In the Psalm, we sang: “My soul is thirsting for the living God.” Indeed, faith brings us to that awareness that Jesus Christ is the answer to the longings of the human heart. As St. Augustine said. “Our hearts we made for thee, O God; they shall never rest until they rest in thee.”
However, the Christ that is the answer to the longings of the human heart – the Christ that is found in the gospels – is much different from the image of Christ that prevails in our culture today. The “popular” image of Jesus today is of a Jesus who demands nothing, who never scolds, who accepts everyone and everything – a Jesus who no longer does anything but affirm us.
But this “Jesus” that makes everything okay for everybody is a phantom, a dream, and not a real figure. The Jesus we meet in the Gospel – who is the same yesterday, today and forever – is demanding and bold. And, therefore, he is not always convenient for us in his boldness and in his demands. And, the Church, if she is to be the effective presence of Christ in the world today, cannot be ashamed or afraid of the very real demands of discipleship that Jesus boldly makes on those who would be his followers.
It is precisely in this way that Jesus – the real Jesus of the gospels – answers the deepest questions of our existence. Despite the secularism of our age, people are still asking those questions.
To say “I believe” is to place ourselves within a community of believers who also believe – or as the ancient Fathers of the Church in the first centuries of Christianity used to insist: You cannot have God as your Father, without accepting the Church as your mother. An act of faith in Jesus, while personal, is not “private” – we cannot affirm the position that everyone is entitled to believe in Jesus “a su manera”, in their own way – for then everyone will create their own Jesus – making him in their own image and likeness.
Yet, how can we know the living God?
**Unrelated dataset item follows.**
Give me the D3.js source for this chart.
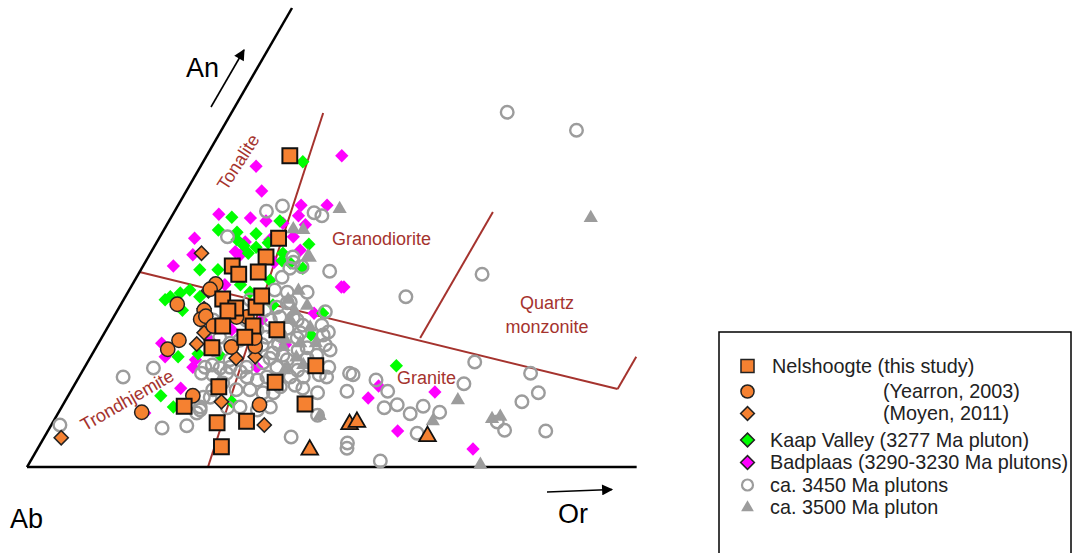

Pope emeritus, Benedict XVI, made this observation: “For the Christian, the reply... is simple: only God knows God, only his Son who is God from God, true God, knows him.... If we do not know God in and with Christ, all of reality is transformed into an indecipherable enigma; there is no way, and without a way, there is neither life nor truth. God is the foundational reality, not a God who is merely imagined and hypothetical, but God with a human face; he is God with us, the God who loves even to the Cross.”
Or, as St. Paul said, in today’s first reading: To me, life is Christ!
Pope Saint John Paul II wrote in Novo Milenio Ineunte: “Young people, whatever their possible ambiguities, have a profound longing for those genuine values which find their fullness in Christ. Is not Christ,” he continues, “the secret of true freedom and profound joy of heart? Is not Christ the supreme friend and the teacher of all genuine friendship?” Then, he adds: “If Christ is presented to young people as he really is, they experience him as an answer that is convincing and they can accept his message, even when it is demanding and bears the mark of the Cross.”
To present Christ as he really is, to present him as the Church believes him to be – not a figure from a long distant past but one who, though once dead, is alive and who invites us into friendship with him, a friendship which is founded in and grows through our communion in His Body and Blood.
It is precisely in this way that Jesus – the real Jesus of the gospels – answers the deepest questions of our existence. Despite the secularism of our age, people are still asking those questions.
Jesus in the Gospel reading speaks about humility – which is not about thinking less of ourselves, but rather thinking of ourselves less. As human beings we hunger for happiness, for meaning. Our hearts thirst for love, for significance. We may be tempted to satisfy that hunger, that thirst – through the frantic seeking for power, prestige, or pleasure – but when all is said and done, only God is enough, for only God is satisfying. We discover true humility when we recognize that only in God can we find rest.
Next week, we will celebrate All Saints Day. The Gospel of that day is taken from the Sermon on the Mount when Jesus pronounced that the peacemakers, the meek, those seeking after justice were “blessed.” The listing of these beatitudes is fitting for All Saints Day – for “beatitude” is the outcome of a life dedicated to God. And this is what we want for those we catechize: beatitude – or the happiness of Eternal Life.
Again, as we sang: “My soul is thirsting for the living God.”